Sharpening inflation concerns weigh on FTSE 100 retailers
Sharpening concerns over high inflation triggering a slowdown in consumer spending weighed on London markets today.
The capital’s premier FTSE 100 index dropped 0.61 per cent to 7,488.11 points, while the mid-cap domestically-focused FTSE 250 index, which is more aligned with the health of the UK economy, fell 0.99 per cent to 19,306.89 points.
Retailers dragged the City’s top indexes lower, signalling investors are worried households are set to slash consumption in response to inflation squeezing their finances, weighing on high street stores’ bottom lines.
Middle-class favourite and online supermarket Ocado led losses on the FTSE 100, shedding over five per cent.
Trainer retailer JD Sports was among the biggest fallers, dropping nearly three per cent.
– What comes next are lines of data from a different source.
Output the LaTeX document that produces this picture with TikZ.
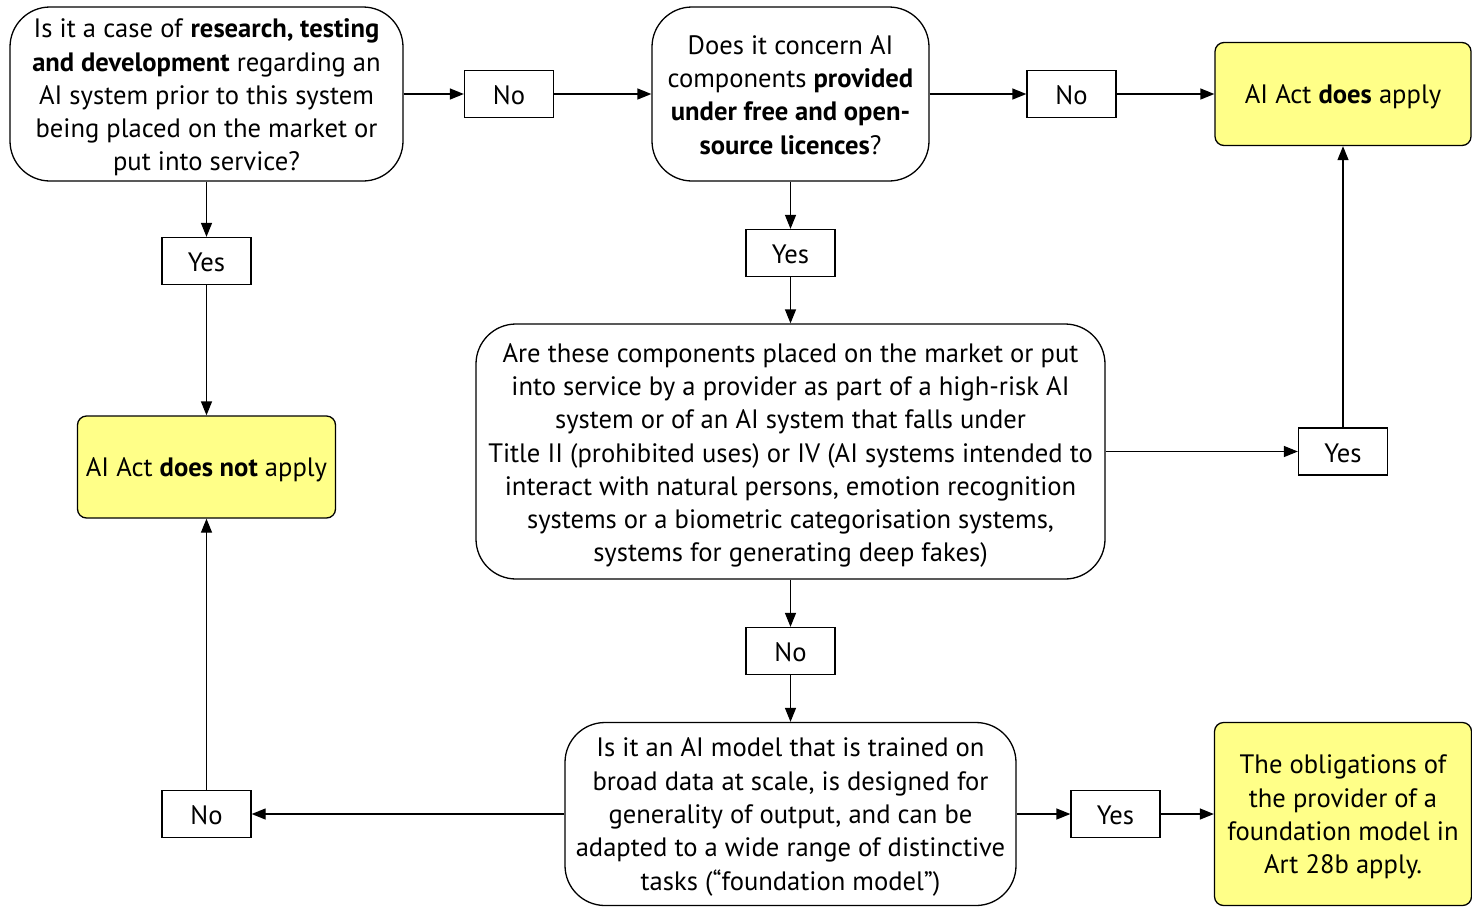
\documentclass[tikz,border=0pt]{standalone}
\usepackage{fontspec}
\setmainfont{PT Sans}
\usetikzlibrary{arrows.meta}
\definecolor{ylw}{HTML}{FFFF88}
\begin{document}
\begin{tikzpicture}[x=1pt,y=-1pt,
  every node/.style={inner sep=0pt},
  txt/.style={font=\fontsize{26.6}{33.3}\selectfont, align=center, inner sep=0pt},
  qbox/.style 2 args={draw, line width=1.3pt, rounded corners=40pt, minimum width=#1pt, minimum height=#2pt},
  lab/.style={draw, line width=1.3pt, minimum width=89pt, minimum height=47pt},
  res/.style 2 args={draw, line width=1.3pt, fill=ylw, rounded corners=9pt, minimum width=#1pt, minimum height=#2pt},
  arr/.style={-{Triangle[length=14pt,width=11pt]}, line width=1.3pt}]
\useasboundingbox (0,0) rectangle (1472,906);

% shapes
\node[qbox={393}{174}] (q1) at (206.5,94) {};
\node[lab] (no1) at (509,94) {};
\node[qbox={277}{174}] (q2) at (790.5,94) {};
\node[lab] (no2) at (1071.5,94) {};
\node[res={256}{103}] (apply) at (1343,94) {};
\node[lab] (yes1) at (206.5,261) {};
\node[res={258}{102}] (na) at (206.5,467) {};
\node[lab] (yes2) at (790.5,253) {};
\node[qbox={629}{255}] (q3) at (790.5,451.5) {};
\node[lab] (yes3) at (1343,451.5) {};
\node[lab] (no3) at (790.5,651) {};
\node[qbox={451}{183}] (q4) at (790.5,814) {};
\node[lab] (no4) at (206.5,814) {};
\node[lab] (yes4) at (1115.5,814) {};
\node[res={257}{183}] (fm) at (1343,814) {};

% texts
\node[txt] (q1t) at ([yshift=-3.5pt]q1.center) {Is it a case of \textbf{research, testing}\\\textbf{and development} regarding an\\AI system prior to this system\\being placed on the market or\\put into service?};
\node[txt] (no1t) at ([yshift=-1.5pt]no1.center) {No};
\node[txt] (q2t) at ([yshift=-1pt]q2.center) {Does it concern AI\\components \textbf{provided}\\\textbf{under free and open-}\\\textbf{source licences}?};
\node[txt] (no2t) at ([yshift=-1.5pt]no2.center) {No};
\node[txt] (applyt) at ([yshift=-3pt]apply.center) {AI Act \textbf{does} apply};
\node[txt] (yes1t) at ([yshift=-1.5pt]yes1.center) {Yes};
\node[txt] (nat) at ([yshift=-3pt]na.center) {AI Act \textbf{does not} apply};
\node[txt] (yes2t) at ([yshift=-1.5pt]yes2.center) {Yes};
\node[txt] (q3t) at ([yshift=-4pt]q3.center) {Are these components placed on the market or put\\into service by a provider as part of a high-risk AI\\system or of an AI system that falls under\\Title II (prohibited uses) or IV (AI systems intended to\\interact with natural persons, emotion recognition\\systems or a biometric categorisation systems,\\systems for generating deep fakes)};
\node[txt] (yes3t) at ([yshift=-1.5pt]yes3.center) {Yes};
\node[txt] (no3t) at ([yshift=-1.5pt]no3.center) {No};
\node[txt] (q4t) at ([yshift=-3pt]q4.center) {Is it an AI model that is trained on\\broad data at scale, is designed for\\generality of output, and can be\\adapted to a wide range of distinctive\\tasks (“foundation model”)};
\node[txt] (no4t) at ([yshift=-1.5pt]no4.center) {No};
\node[txt] (yes4t) at ([yshift=-1.5pt]yes4.center) {Yes};
\node[txt] (fmt) at ([yshift=-3pt]fm.center) {The obligations of\\the provider of a\\foundation model in\\Art 28b apply.};

% connectors
\draw[arr] (q1) -- (no1);
\draw[arr] (no1) -- (q2);
\draw[arr] (q2) -- (no2);
\draw[arr] (no2) -- (apply);
\draw[arr] (q1) -- (yes1);
\draw[arr] (yes1) -- (na);
\draw[arr] (q2) -- (yes2);
\draw[arr] (yes2) -- (q3);
\draw[arr] (q3) -- (yes3);
\draw[arr] (yes3) -- (apply);
\draw[arr] (q3) -- (no3);
\draw[arr] (no3) -- (q4);
\draw[arr] (q4) -- (no4);
\draw[arr] (no4) -- (na);
\draw[arr] (q4) -- (yes4);
\draw[arr] (yes4) -- (fm);
\end{tikzpicture}
\end{document}
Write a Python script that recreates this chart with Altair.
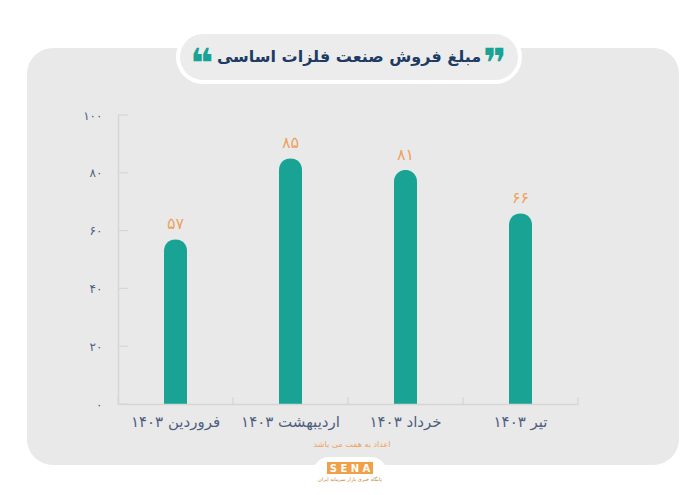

FTSE 250-listed cult book maker Dr Martens dropped 4.59 per cent.
Forecasters at US investment bank Citi said earlier this week inflation will climb to 18.6 per cent in the UK in January, led higher by the energy watchdog hiking the cap on bills to pass on higher wholesale gas prices.
The Bank of England has said the UK will tip into a 15-month long recession in the final months of this year.
Investors are also fretting over whether US Federal Reserve chief Jerome Powell will roll back growing market expectations for a slowdown in the pace of rate hikes at his speech on Friday at the annual central banking symposium at Jackson Hole.
The pound surged around 0.7 per cent against the dollar to buy $1.1849.
Sterling has tumbled against the greenback in recent months due to investors pouring into US assets to take advantage of higher interest rates.
A string of weak US economic data published today rolled back investors’ appetite for dollar assets on fears the world’s biggest economy may be headed for a recession.
“A bigger than expected contraction on services PMI in July was followed by a big minus 12.6 per cent slide in new home sales, which in turn prompted some US dollar weakness and a rebound in tech stocks,” Michael Hewson, chief market analyst at CMC Markets UK, said.